Lake Pepin is a stunningly beautiful hidden treasure, located about 90 minutes southeast of Minneapolis-St. Paul.
Lake Pepin is the largest lake on the Mississippi River, formed 9,500 years ago by the backup of water behind sediments where the Chippewa River empties into the mighty Mississippi. Covering about 29,000 acres, Lake Pepin stretches out more than 25 miles along the Mississippi, forming the border that separates Minnesota and Wisconsin.
The lake was originally named Lac de Pleurs – Lake of Tears – by Father Louis Hennepin in 1680, after observing his Sioux captors grieving over the death of a chief’s son.

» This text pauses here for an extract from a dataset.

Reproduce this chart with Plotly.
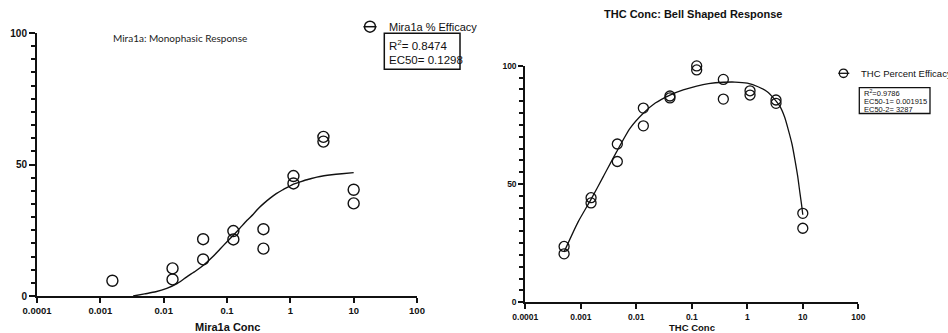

Lake Pepin and the Village of Pepin are named after the Pepin brothers, two of the first French trappers to the area. Lake Pepin is known as the “birthplace of waterskiing” as native Ralph Samuelson invented the sport here in 1922.

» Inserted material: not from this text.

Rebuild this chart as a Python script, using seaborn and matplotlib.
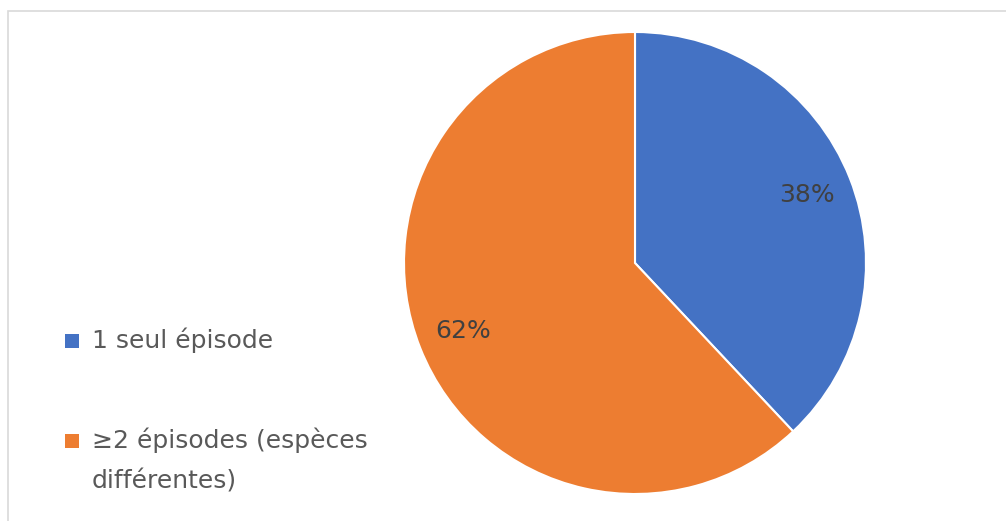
import matplotlib.pyplot as plt
import seaborn as sns
from matplotlib.patches import Rectangle

sns.set_style('white')
plt.rcParams['font.family'] = ['DejaVu Sans']

labels = ['1 seul épisode', '≥2 épisodes (espèces\ndifférentes)']
values = [38, 62]
colors = ['#4472C4', '#ED7D31']

W, H = 1006, 521
fig = plt.figure(figsize=(W/100, H/100), dpi=100)

# cadre gris autour du graphique
fig.patches.append(Rectangle((8/W, -0.05), 1.1, 1 - 11/H + 0.05, transform=fig.transFigure,
                             fill=False, edgecolor='#d9d9d9', linewidth=1.2))

# centre (635, 263), rayon 231 px
cx, cy, r = 635, 263, 231
ax = fig.add_axes([(cx - r)/W, (H - cy - r)/H, 2*r/W, 2*r/H])
wedges, texts, autotexts = ax.pie(values, colors=colors, startangle=90, counterclock=False,
                                  autopct='%1.0f%%', pctdistance=0.8, radius=1,
                                  wedgeprops=dict(edgecolor='white', linewidth=1.5),
                                  textprops=dict(color='#404040', fontsize=18))
ax.set_xlim(-1, 1)
ax.set_ylim(-1, 1)
ax.set_aspect('equal')

# légende à gauche (carré aligné sur la première ligne)
leg_y = [341, 441]
for lab, col, y in zip(labels, colors, leg_y):
    fig.patches.append(Rectangle((65/W, 1 - (y + 7)/H), 14/W, 14/H, transform=fig.transFigure,
                                 facecolor=col, edgecolor='none'))
    for i, line in enumerate(lab.split('\n')):
        fig.text(92/W, 1 - (y + 7 + i*40)/H, line, fontsize=18, color='#595959',
                 ha='left', va='baseline')

fig.savefig('out.png', dpi=100)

Can you drive around Lake Pepin?
Yes! In fact, the 70-mile drive around Lake Pepin is a perfect day trip. The road plays hide-and-seek with the lake’s shoreline. Along the way you will discover spectacular sandstone and limestone cliffs and densely wooded bluffs that tower 400 feet above the lake.
Quaint river towns, hillsides blanketed in spring wildflowers or brilliant autumn colors, a state park, a vast wildlife preserve, pioneer exhibits, antique shops, bakeries and wine bars will tempt you to linger instead of continuing your loop around the lake.

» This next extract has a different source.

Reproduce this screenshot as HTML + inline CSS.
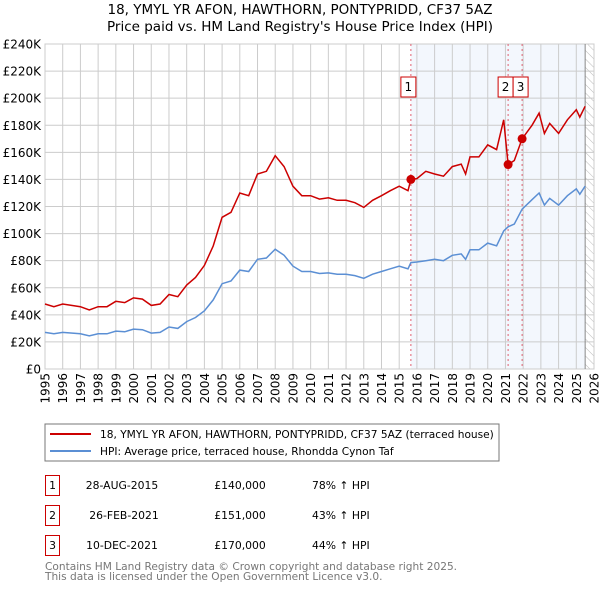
<!DOCTYPE html>
<html><head><meta charset="utf-8"><style>
body{margin:0;background:#fff;font-family:"DejaVu Sans","Liberation Sans",sans-serif;}
svg text{font-family:"DejaVu Sans","Liberation Sans",sans-serif;}
</style></head><body>
<svg id="c" width="600" height="590" xmlns="http://www.w3.org/2000/svg">
<defs><pattern id="hatch" width="6" height="6" patternUnits="userSpaceOnUse" patternTransform="rotate(-45)"><line x1="0" y1="0" x2="0" y2="6" stroke="#bbb" stroke-width="1"/></pattern></defs>
<text x="300" y="14" text-anchor="middle" font-size="13.5">18, YMYL YR AFON, HAWTHORN, PONTYPRIDD, CF37 5AZ</text>
<text x="300" y="31" text-anchor="middle" font-size="13.5">Price paid vs. HM Land Registry's House Price Index (HPI)</text>
<g id="plot"></g>
<rect x="45" y="424" width="454" height="37" fill="#fff" stroke="#777"/>
<line x1="50" y1="434" x2="91" y2="434" stroke="#cc0000" stroke-width="2"/>
<text x="100" y="438" font-size="10.6">18, YMYL YR AFON, HAWTHORN, PONTYPRIDD, CF37 5AZ (terraced house)</text>
<line x1="50" y1="451" x2="91" y2="451" stroke="#5b8fd4" stroke-width="2"/>
<text x="100" y="455" font-size="10.6">HPI: Average price, terraced house, Rhondda Cynon Taf</text>
<g font-size="10.8">
<rect x="45.5" y="475.5" width="14" height="20" fill="#fff" stroke="#cc0000"/><text x="52.5" y="489" text-anchor="middle">1</text>
<text x="122" y="489" text-anchor="middle">28-AUG-2015</text><text x="240" y="489" text-anchor="middle">£140,000</text><text x="312" y="489">78% ↑ HPI</text>
<rect x="45.5" y="505.5" width="14" height="20" fill="#fff" stroke="#cc0000"/><text x="52.5" y="519" text-anchor="middle">2</text>
<text x="124" y="519" text-anchor="middle">26-FEB-2021</text><text x="240" y="519" text-anchor="middle">£151,000</text><text x="312" y="519">43% ↑ HPI</text>
<rect x="45.5" y="535.5" width="14" height="20" fill="#fff" stroke="#cc0000"/><text x="52.5" y="549" text-anchor="middle">3</text>
<text x="122" y="549" text-anchor="middle">10-DEC-2021</text><text x="240" y="549" text-anchor="middle">£170,000</text><text x="312" y="549">44% ↑ HPI</text>
</g>
<text x="45" y="570" font-size="10.6" fill="#777">Contains HM Land Registry data © Crown copyright and database right 2025.</text>
<text x="45" y="580" font-size="10.6" fill="#777">This data is licensed under the Open Government Licence v3.0.</text>
</svg>
<script>
const times=[1995,1995.5,1996,1997,1997.5,1998,1998.5,1999,1999.5,2000,2000.5,2001,2001.5,2002,2002.5,2003,2003.5,2004,2004.5,2005,2005.5,2006,2006.5,2007,2007.5,2008,2008.5,2009,2009.5,2010,2010.5,2011,2011.5,2012,2012.5,2013,2013.5,2014,2014.5,2015,2015.5,2015.66,2016,2016.5,2017,2017.5,2018,2018.5,2018.75,2019,2019.5,2020,2020.5,2020.9,2021.15,2021.5,2021.94,2022.5,2022.9,2023.2,2023.5,2024,2024.5,2025,2025.2,2025.5];
const hpi=[27,26,27,26,24.5,26,26,28,27.5,29.5,29,26.5,27,31,30,35,38,43,51,63,65,73,72,81,82,88.5,84,76,72,72,70.5,71,70,70,69,67,70,72,74,76,74,78.6,79,80,81,80,84,85,81,88,88,93,91,102,105,107,118,125,130,121,126,121,128,133,129,135];
const price=[48,46,48,46,43.6,46,46,50,49,52.5,51.6,47,48,55,53.4,62,67.6,76.5,90.8,112,115.7,130,128,144,146,157.5,149.5,135,128,128,125.5,126.4,124.6,124.6,122.8,119.3,124.6,128,131.7,135,131.7,140,140.6,146,144,142.4,149.5,151.3,144,156.6,156.6,165.5,162,184,151,154,170,180,189,174,181.4,174,184,191.5,186,194];
const saleTimes=[2015.66,2021.15,2021.94];
const salePrices=[140,151,170];
const saleLabels=["1","2","3"];
const yTicks=[0,20,40,60,80,100,120,140,160,180,200,220,240];
const xTicks=[1995,1996,1997,1998,1999,2000,2001,2002,2003,2004,2005,2006,2007,2008,2009,2010,2011,2012,2013,2014,2015,2016,2017,2018,2019,2020,2021,2022,2023,2024,2025,2026];
const L=45,R=594,T=44,B=369;
const X=t=>L+(t-1995)/(2026-1995)*(R-L);
const Y=v=>B-v/240*(B-T);
const NS="http://www.w3.org/2000/svg";
const g=document.getElementById('plot');
function mk(tag,at,parent){const e=document.createElementNS(NS,tag);for(const k in at)e.setAttribute(k,at[k]);(parent||g).appendChild(e);return e;}
let e;
e=mk('rect',{x:X(saleTimes[0]),y:T,width:X(2025.5)-X(saleTimes[0]),height:B-T,fill:'#eef3fc',opacity:0.7});


e=mk('rect',{x:X(2025.5),y:T,width:R-X(2025.5),height:B-T,fill:'url(#hatch)'});


yTicks.forEach(v=>{
 e=mk('line',{x1:L,x2:R,y1:Y(v),y2:Y(v),stroke:'#ccc'});
 
 
 e=mk('text',{x:L-4,y:Y(v)+4.5,'text-anchor':'end','font-size':12});
 e.textContent=v===0?'£0':'£'+v+'K';
 
 
});
xTicks.forEach(t=>{
 e=mk('line',{x1:X(t),x2:X(t),y1:T,y2:B,stroke:'#ccc'});
 
 
 e=mk('text',{x:X(t)+4.5,y:B+4,'text-anchor':'end','font-size':12,transform:`rotate(-90 ${X(t)+4.5} ${B+4})`});
 e.textContent=t;
 
 
});
e=mk('rect',{x:L,y:T,width:R-L,height:B-T,fill:'none',stroke:'#ccc'});


e=mk('line',{x1:X(2025.5),x2:X(2025.5),y1:T,y2:B,stroke:'#888'});


saleTimes.forEach((t,i)=>{
 e=mk('line',{x1:X(t),x2:X(t),y1:T,y2:B,stroke:'#e06070','stroke-dasharray':'2,3'});
 
 
});
const pts=a=>a.map((v,i)=>X(times[i]).toFixed(1)+','+Y(v).toFixed(1)).join(' ');
e=mk('polyline',{points:pts(hpi),fill:'none',stroke:'#5b8fd4','stroke-width':1.5});


e=mk('polyline',{points:pts(price),fill:'none',stroke:'#cc0000','stroke-width':1.5});


saleTimes.forEach((t,i)=>{
 e=mk('circle',{cx:X(t),cy:Y(salePrices[i]),r:4.5,fill:'#cc0000'});
 
 
 const x0=i===0?X(t)-10:(i===1?X(t)-10:X(t)-9);
 e=mk('rect',{x:x0,y:77,width:15,height:20,fill:'#fff',stroke:'#cc0000'});
 
 
 e=mk('text',{x:x0+7.5,y:91,'text-anchor':'middle','font-size':12});
 e.textContent=saleLabels[i];
 
 
});
</script>
</body></html>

A good place to start a driving tour is Red Wing, Minnesota, on the lake’s northern tip. Route 61 winds south past Frontenac State Park, through Lake City to the town of Wabasha, where you will cross the Mississippi River to Nelson, Wisconsin, and the Nelson-Trevino Bottoms State Natural Area.
Route 35 in Wisconsin meanders north through the villages of Pepin, Stockholm, Maiden Rock, Bay City, and Hager City, where you will cross over the bridge to return to Red Wing.
Start your Lake Pepin journey in Red Wing, Minnesota
Route 61 south from Red Wing, Minnesota, leads to the town of Frontenac and Frontenac State Park. Frontenac was a fashionable summer Riviera in the late 1800s with many pre- and post-Civil War homes still standing along the lakeshore.
Frontenac State Park provides 2,270 acres of great bird watching opportunities. The centerpiece of the park is the 430-foot high, 3-mile long limestone bluff overlooking the lake.
Lake City’s Hok-Si-La Park offers boat launches, hiking trails, and rocky beaches for agate hunting. Its marina offers sailboat cruises and cruises aboard the replica paddlewheel boat, ‘Pearl of the Lake.’
Reads Landing, between Lake City and Wabasha, is a prime location for eagle observation with viewing stops along the road. The historic steamboat town of Wabasha is the home of the National Eagle Center.
Cross the Mississippi River to complete the Lake Pepin drive
Crossing the Mississippi River from Wabasha leads to Nelson, Wisconsin, home of a large cheese outlet.
The Nelson-Trevino Bottoms State Natural Area, located at the confluence of the Chippewa and Mississippi Rivers, is an undisturbed wilderness rich in flora and fauna – great for hiking and wildlife viewing.
Route 35 in Wisconsin continues north into Pepin, a town that provides beautiful views of the lake and beaches for strolling and agate hunting. Pepin is the location of Laura Ingalls Wilder’s ‘House in the Big Woods’ with a replica of the Ingalls’ log cabin.
Maiden Rock, a 400-foot limestone bluff above the town of Stockholm, provides panoramic views of the lake. Legend tells of a Chippewa maiden who leaped to her death rather than marry a brave chosen by her chieftain father. Rare wildflowers grow at Maiden Rock, and peregrine falcons nest in the trees.
The lake loop is complete by continuing north on Route 35 through Bay City, crossing the bridge back to Red Wing, Minnesota. Red Wing’s historic St. James Hotel is included on the National Register of Historic Places.
Explore Lake Pepin by water
Take time to enjoy Lake Pepin from the water, too – by motorboat, sailboat, or houseboat. There are three marinas on the lake, two in Lake City (MN) and one in Pepin (WI) for boat launching.
Lake Pepin is a great fishing lake, offering up catches of largemouth and smallmouth bass, walleye, sauger, white bass, black crappie, northern pike, bluegill, and yellow perch.
And, Lake Pepin has its own lake monster, named Pepie, a serpentine creature that lives in the shadowy depths beneath Maiden Rock. Most reports of Pepie sightings are from the 1980s with occasional sightings over the past several years. So don’t forget your camera while cruising around Lake Pepin, and be on the look-out for Pepie.
There’s a $50,000 reward by the Lake City Tourism Bureau for the person who proves that Pepie exists!